Shareef contended that the party’s amendments would not obstruct the operation of the zones “fairly and without corruption in a way that would benefit the country”.

MP Rozaina explained that the other amendments were intended to hold the government accountable through parliamentary oversight.

An amendment was proposed requiring parliamentary approval for the president’s appointees to the investment board.

Moreover, amendments were proposed to include either an opposition MP or one member from each political party represented in parliament on the investment board.

Responding to opposition criticism of the SEZ bill last week upon returning from a visit to China, President Yameen noted that the constitution allows for “freeholds” and leasing of land for 99 years.

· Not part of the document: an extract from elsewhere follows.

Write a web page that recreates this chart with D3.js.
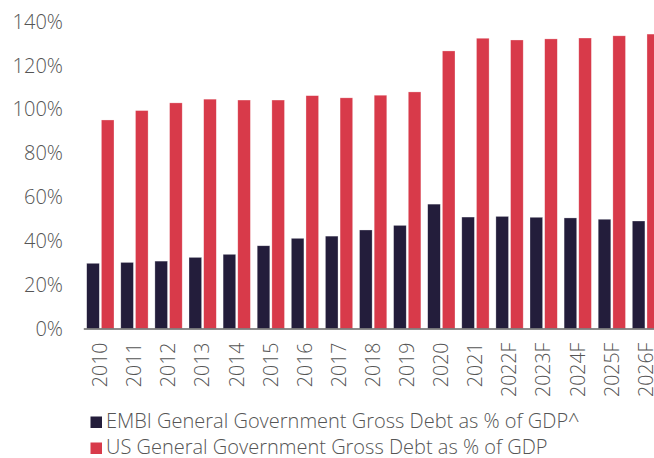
<!DOCTYPE html>
<html>
<head>
<meta charset="utf-8">
<script src="https://cdn.jsdelivr.net/npm/d3@7"></script>
<style>
  body { margin: 0; background: #fff; }
  svg text { font-family: "Open Sans", Roboto, sans-serif; font-weight: 300; fill: #555; }
</style>
</head>
<body>
<div id="chart"></div>
<script>
// Chart data
const years = ["2010", "2011", "2012", "2013", "2014", "2015", "2016", "2017", "2018",
  "2019", "2020", "2021", "2022F", "2023F", "2024F", "2025F", "2026F"];
const embiDebt = [29.8, 30.2, 30.8, 32.5, 33.9, 37.8, 41.2, 42.2, 45.0,
  47.1, 56.8, 50.9, 51.2, 50.8, 50.5, 49.9, 49.1];
const usDebt = [95.2, 99.5, 103.0, 104.7, 104.3, 104.3, 106.3, 105.3, 106.5,
  108.0, 126.7, 132.5, 131.7, 132.2, 132.6, 133.6, 134.4];
const seriesNames = ["EMBI General Government Gross Debt as % of GDP^",
  "US General Government Gross Debt as % of GDP"];
const yTicks = [0, 20, 40, 60, 80, 100, 120, 140];

const width = 654;
const height = 458;
const colors = ["#231d3b", "#d83a4a"];

const svg = d3.select("#chart")
  .append("svg")
  .attr("width", width)
  .attr("height", height);

// Scales
const x0 = d3.scaleBand()
  .domain(years)
  .range([83.3, 83.3 + 17 * 34.1])
  .padding(0);

const x1 = d3.scaleBand()
  .domain([0, 1])
  .range([3.4, 30.7])
  .paddingInner(0.14);

const y = d3.scaleLinear()
  .domain([0, 140])
  .range([328.6, 21.8]);

// Y axis labels (no line)
const yAxis = svg.append("g")
  .attr("transform", "translate(63,0)")
  .call(d3.axisLeft(y).tickValues(yTicks).tickSize(0).tickPadding(0).tickFormat(d => d + "%"));
yAxis.select(".domain").remove();
yAxis.selectAll("text")
  .style("font-size", "20px")
  .attr("fill", "#555");

// Bars
const rows = years.map((yr, i) => ({ year: yr, values: [embiDebt[i], usDebt[i]] }));

const groups = svg.selectAll(".grp")
  .data(rows)
  .enter()
  .append("g")
  .attr("class", "grp")
  .attr("transform", d => `translate(${x0(d.year)},0)`);

groups.selectAll("rect")
  .data(d => d.values.map((v, k) => ({ k: k, v: v })))
  .enter()
  .append("rect")
  .attr("x", d => x1(d.k))
  .attr("width", x1.bandwidth())
  .attr("y", d => y(d.v))
  .attr("height", d => y(0) - y(d.v))
  .attr("fill", d => colors[d.k])
  .attr("stroke", "#fff")
  .attr("stroke-opacity", 0.5)
  .attr("stroke-width", 0.6);

// X axis
const xAxis = svg.append("g")
  .attr("transform", `translate(0,${y(0)})`)
  .call(d3.axisBottom(x0).tickSize(0).tickPadding(0));
xAxis.select(".domain")
  .attr("stroke", "#666")
  .attr("stroke-width", 1.5);
xAxis.selectAll("text")
  .style("font-size", "19.5px")
  .attr("fill", "#555")
  .attr("text-anchor", "end")
  .attr("transform", "rotate(-90)")
  .attr("x", -14)
  .attr("y", 0)
  .attr("dy", "0.35em");

// Legend
const legend = svg.selectAll(".leg")
  .data(seriesNames)
  .enter()
  .append("g")
  .attr("class", "leg")
  .attr("transform", (d, i) => `translate(90.5,${416.5 + i * 26})`);

legend.append("rect")
  .attr("width", 11.5)
  .attr("height", 11.5)
  .attr("fill", (d, i) => colors[i]);

legend.append("text")
  .attr("x", 15.5)
  .attr("y", 11.5)
  .style("font-size", "20px")
  .text(d => d);
</script>
</body>
</html>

Article 251(b) of the Constitution states, “A foreign party shall not receive a lease of, or be given in any other way, any part of the territory of the Maldives for a period exceeding 99 years.”

Large foreign investments of US$300 to US$400 million would not be made if the lease period was any lower, Yameen argued, adding that “freehold rights” were offered for 99 years in developed nations.

Referring to the ‘iHavan’ transhipment port project  in Ihavandhippolhu, Yameen noted that the creation of SEZs would involve significant land reclamation while other areas that would be designated as SEZs were presently not utilised.

“So if it is MDP or anyone else talking about it, we are going to go forward with this work. God willing, it will go forward. And God willing, the special economic zone bill will be passed,” he said.